» Job: Only the lines from the start of the data to the line containing "import plotly.graph_objects as go", both included, should be output, exactly and without pictures.
+++ Data extract
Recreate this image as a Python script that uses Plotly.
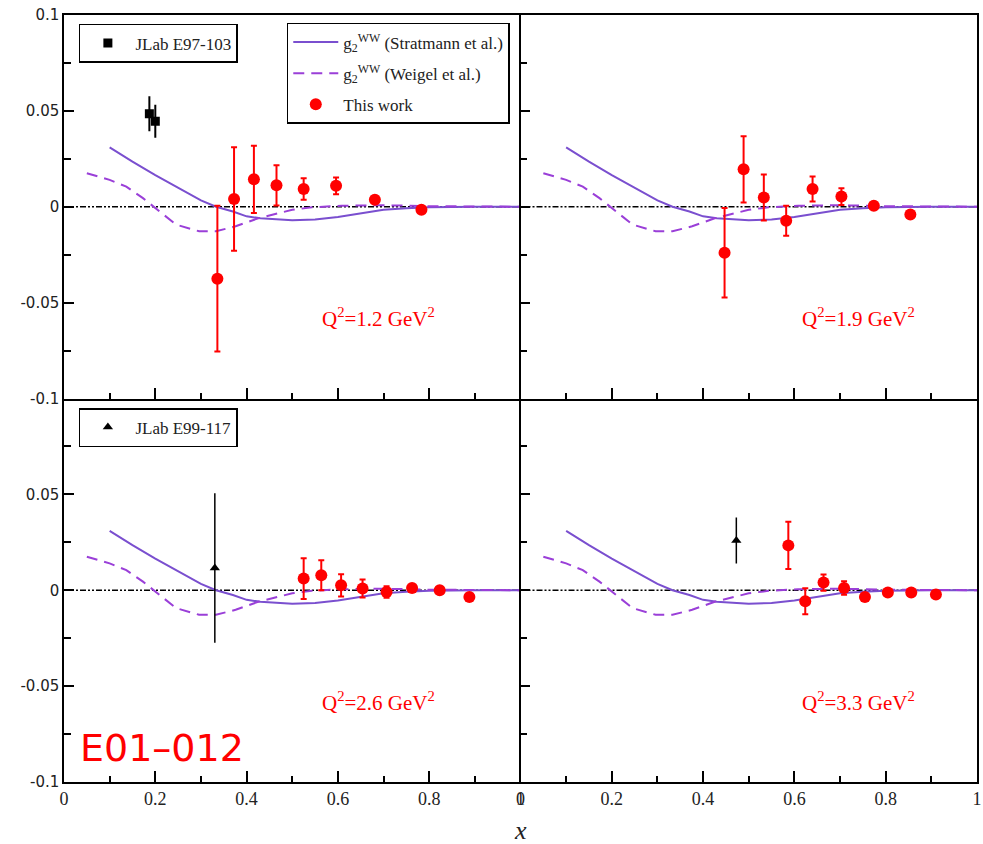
import plotly.graph_objects as go

# ---------------- data ----------------
# theory curves (same in every panel)
ww_x_strat = [0.10, 0.15, 0.20, 0.25, 0.30, 0.333, 0.37, 0.40, 0.43, 0.50, 0.55, 0.60, 0.65, 0.70, 0.75, 0.80, 0.90, 1.00]
ww_y_strat = [0.031, 0.0235, 0.0165, 0.0098, 0.0033, 0.0, -0.0025, -0.005, -0.006, -0.0071, -0.0066, -0.0053, -0.0035, -0.0016, -0.0008, -0.0003, 0.0, 0.0]
ww_x_weigel = [0.05, 0.10, 0.1365, 0.173, 0.209, 0.2455, 0.296, 0.333, 0.376, 0.427, 0.50, 0.543, 0.608, 0.70, 0.80, 0.90, 1.00]
ww_y_weigel = [0.0175, 0.014, 0.0105, 0.0045, -0.0024, -0.0093, -0.0128, -0.0128, -0.0102, -0.0059, -0.0016, -0.0003, 0.0005, 0.0008, 0.0003, 0.0, 0.0]

# This work (E01-012)
p1_x = [0.336, 0.3725, 0.416, 0.4655, 0.525, 0.596, 0.681, 0.783]
p1_y = [-0.0375, 0.004, 0.0143, 0.0112, 0.0092, 0.0109, 0.0036, -0.0016]
p1_e = [0.038, 0.027, 0.0175, 0.0105, 0.0056, 0.0044, 0.0015, 0.0012]

p2_x = [0.447, 0.4887, 0.533, 0.582, 0.6398, 0.703, 0.774, 0.854]
p2_y = [-0.024, 0.0195, 0.0048, -0.0073, 0.0093, 0.0053, 0.0005, -0.0041]
p2_e = [0.0233, 0.0173, 0.012, 0.0078, 0.0065, 0.0044, 0.0018, 0.0012]

p3_x = [0.525, 0.5636, 0.607, 0.654, 0.7066, 0.7625, 0.823, 0.888]
p3_y = [0.0061, 0.0078, 0.0026, 0.0009, -0.0009, 0.0012, 0.0, -0.0035]
p3_e = [0.0106, 0.0078, 0.0058, 0.0047, 0.003, 0.002, 0.0018, 0.0012]

p4_x = [0.5867, 0.6238, 0.6638, 0.7088, 0.7545, 0.8047, 0.856, 0.91]
p4_y = [0.0234, -0.0057, 0.004, 0.0012, -0.0035, -0.0012, -0.0012, -0.0022]
p4_e = [0.0123, 0.0068, 0.0042, 0.0035, 0.0015, 0.0012, 0.0012, 0.0012]

# other JLab data
e97_x = [0.187, 0.200]
e97_y = [0.0485, 0.0446]
e97_e = [0.0091, 0.0086]

e99_x3 = [0.3304]
e99_y3 = [0.0116]
e99_e3 = [0.039]
e99_x4 = [0.4728]
e99_y4 = [0.026]
e99_e4 = [0.012]

q2_labels = ["Q<sup>2</sup>=1.2 GeV<sup>2</sup>", "Q<sup>2</sup>=1.9 GeV<sup>2</sup>",
             "Q<sup>2</sup>=2.6 GeV<sup>2</sup>", "Q<sup>2</sup>=3.3 GeV<sup>2</sup>"]

x_ticks = [0, 0.2, 0.4, 0.6, 0.8, 1]
x_tick_text = ["0", "0.2", "0.4", "0.6", "0.8", "1"]
y_ticks_top = [-0.1, -0.05, 0, 0.05, 0.1]
y_ticks_top_text = ["-0.1", "-0.05", "0", "0.05", "0.1"]
y_ticks_bot = [-0.1, -0.05, 0, 0.05]
y_ticks_bot_text = ["-0.1", "-0.05", "0", "0.05"]

# ---------------- style ----------------
RED = "#ff0000"
SOLID_C = "#7a4fcf"
DASH_C = "#9a3fd8"
SERIF = "Liberation Serif"

fig = go.Figure()

panels = [
    ("x", "y", p1_x, p1_y, p1_e),
    ("x2", "y2", p2_x, p2_y, p2_e),
    ("x3", "y3", p3_x, p3_y, p3_e),
    ("x4", "y4", p4_x, p4_y, p4_e),
]

for i, (xa, ya, dx, dy, de) in enumerate(panels):
    first = i == 0
    fig.add_trace(go.Scatter(
        x=ww_x_strat, y=ww_y_strat, mode="lines", xaxis=xa, yaxis=ya,
        line=dict(color=SOLID_C, width=2),
        name="g<sub>2</sub><sup>WW</sup> (Stratmann et al.)",
        showlegend=first, legend="legend", legendrank=1, legendgroup="s"))
    fig.add_trace(go.Scatter(
        x=ww_x_weigel, y=ww_y_weigel, mode="lines", xaxis=xa, yaxis=ya,
        line=dict(color=DASH_C, width=2, dash="11px,7px"),
        name="g<sub>2</sub><sup>WW</sup> (Weigel et al.)",
        showlegend=first, legend="legend", legendrank=2, legendgroup="w"))
    fig.add_trace(go.Scatter(
        x=dx, y=dy, mode="markers", xaxis=xa, yaxis=ya,
        marker=dict(color=RED, size=12, symbol="circle"),
        error_y=dict(type="data", array=de, color=RED, thickness=2, width=3),
        name="This work", showlegend=first, legend="legend", legendrank=3, legendgroup="t"))
    # zero reference line
    fig.add_shape(type="line", xref=f"{xa} domain", yref=ya, x0=0, x1=1, y0=0, y1=0,
                  line=dict(color="black", width=1.5, dash="6px,2px,2px,2px,2px,2px"),
                  layer="below")

fig.add_trace(go.Scatter(
    x=e97_x, y=e97_y, mode="markers", xaxis="x", yaxis="y",
    marker=dict(color="black", size=9, symbol="square"),
    error_y=dict(type="data", array=e97_e, color="black", thickness=2, width=0),
    name="JLab E97-103", showlegend=True, legend="legend2"))
fig.add_trace(go.Scatter(
    x=e99_x3, y=e99_y3, mode="markers", xaxis="x3", yaxis="y3",
    marker=dict(color="black", size=9, symbol="triangle-up"),
    error_y=dict(type="data", array=e99_e3, color="black", thickness=1.5, width=0),
    name="JLab E99-117", showlegend=True, legend="legend3"))
fig.add_trace(go.Scatter(
    x=e99_x4, y=e99_y4, mode="markers", xaxis="x4", yaxis="y4",
    marker=dict(color="black", size=9, symbol="triangle-up"),
    error_y=dict(type="data", array=e99_e4, color="black", thickness=1.5, width=0),
    name="JLab E99-117", showlegend=False))

# ---------------- axes ----------------
def xaxis(domain, anchor, labels, mirror):
    return dict(domain=domain, anchor=anchor, range=[0, 1],
                tickvals=x_ticks, ticktext=x_tick_text, showticklabels=labels,
                ticks="inside", ticklen=11, tickwidth=1.5, tickcolor="black",
                minor=dict(ticks="inside", ticklen=6, tickwidth=1.5, dtick=0.1, tick0=0, tickcolor="black"),
                showline=True, linecolor="black", linewidth=1.5, mirror=mirror,
                showgrid=False, zeroline=False,
                tickfont=dict(family=SERIF, size=18, color="#222"))

def yaxis(domain, anchor, labels, tv, tt, mirror):
    return dict(domain=domain, anchor=anchor, range=[-0.1, 0.1],
                tickvals=tv, ticktext=tt, showticklabels=labels,
                ticks="inside", ticklen=10, tickwidth=1.5, tickcolor="black",
                minor=dict(ticks="inside", ticklen=7, tickwidth=1.5, dtick=0.025, tick0=0, tickcolor="black"),
                showline=True, linecolor="black", linewidth=1.5, mirror=mirror,
                showgrid=False, zeroline=False,
                tickfont=dict(family="DejaVu Sans", size=15, color="#222"))

fig.update_layout(
    width=983, height=844,
    margin=dict(l=64, r=1, t=15, b=62),
    paper_bgcolor="white", plot_bgcolor="white",
    xaxis=xaxis([0, 0.5], "y", False, True),
    xaxis2=xaxis([0.5, 1], "y2", False, True),
    xaxis3=xaxis([0, 0.5], "y3", True, False),
    xaxis4=xaxis([0.5, 1], "y4", True, False),
    yaxis=yaxis([0.5, 1], "x", True, y_ticks_top, y_ticks_top_text, False),
    yaxis2=yaxis([0.5, 1], "x2", False, y_ticks_top, y_ticks_top_text, True),
    yaxis3=yaxis([0, 0.5], "x3", True, y_ticks_bot, y_ticks_bot_text, False),
    yaxis4=yaxis([0, 0.5], "x4", False, y_ticks_bot, y_ticks_bot_text, True),
    legend=dict(x=0.244, y=0.9896, xanchor="left", yanchor="top",
                bgcolor="white", bordercolor="black", borderwidth=1.5,
                font=dict(family=SERIF, size=17, color="#222"),
                itemwidth=45, tracegroupgap=6, traceorder="grouped"),
    legend2=dict(x=0.0163, y=0.9883, xanchor="left", yanchor="top",
                 bgcolor="white", bordercolor="black", borderwidth=1.5,
                 font=dict(family=SERIF, size=17, color="#222"), itemwidth=45),
    legend3=dict(x=0.0163, y=0.4876, xanchor="left", yanchor="top",
                 bgcolor="white", bordercolor="black", borderwidth=1.5,
                 font=dict(family=SERIF, size=17, color="#222"), itemwidth=45),
    showlegend=True,
)

# Q^2 labels
q2_pos = [("x", "y", 0.688), ("x2", "y2", 0.741), ("x3", "y3", 0.688), ("x4", "y4", 0.741)]
for (xa, ya, xp), txt in zip(q2_pos, q2_labels):
    fig.add_annotation(x=xp, y=-0.058, xref=xa, yref=ya, text=txt, showarrow=False,
                       xanchor="center", yanchor="middle",
                       font=dict(family=SERIF, size=21, color=RED))

fig.add_annotation(x=0.1068, y=0.0443, xref="paper", yref="paper", text="E01–012",
                   showarrow=False, xanchor="center", yanchor="middle",
                   font=dict(family="DejaVu Sans", size=38, color=RED))
fig.add_annotation(x=0.5, y=-0.0626, xref="paper", yref="paper", text="<i>x</i>",
                   showarrow=False, xanchor="center", yanchor="middle",
                   font=dict(family=SERIF, size=26, color="#222"))

fig.write_html("out.html")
++++++
» The answer:
Recreate this image as a Python script that uses Plotly.
import plotly.graph_objects as go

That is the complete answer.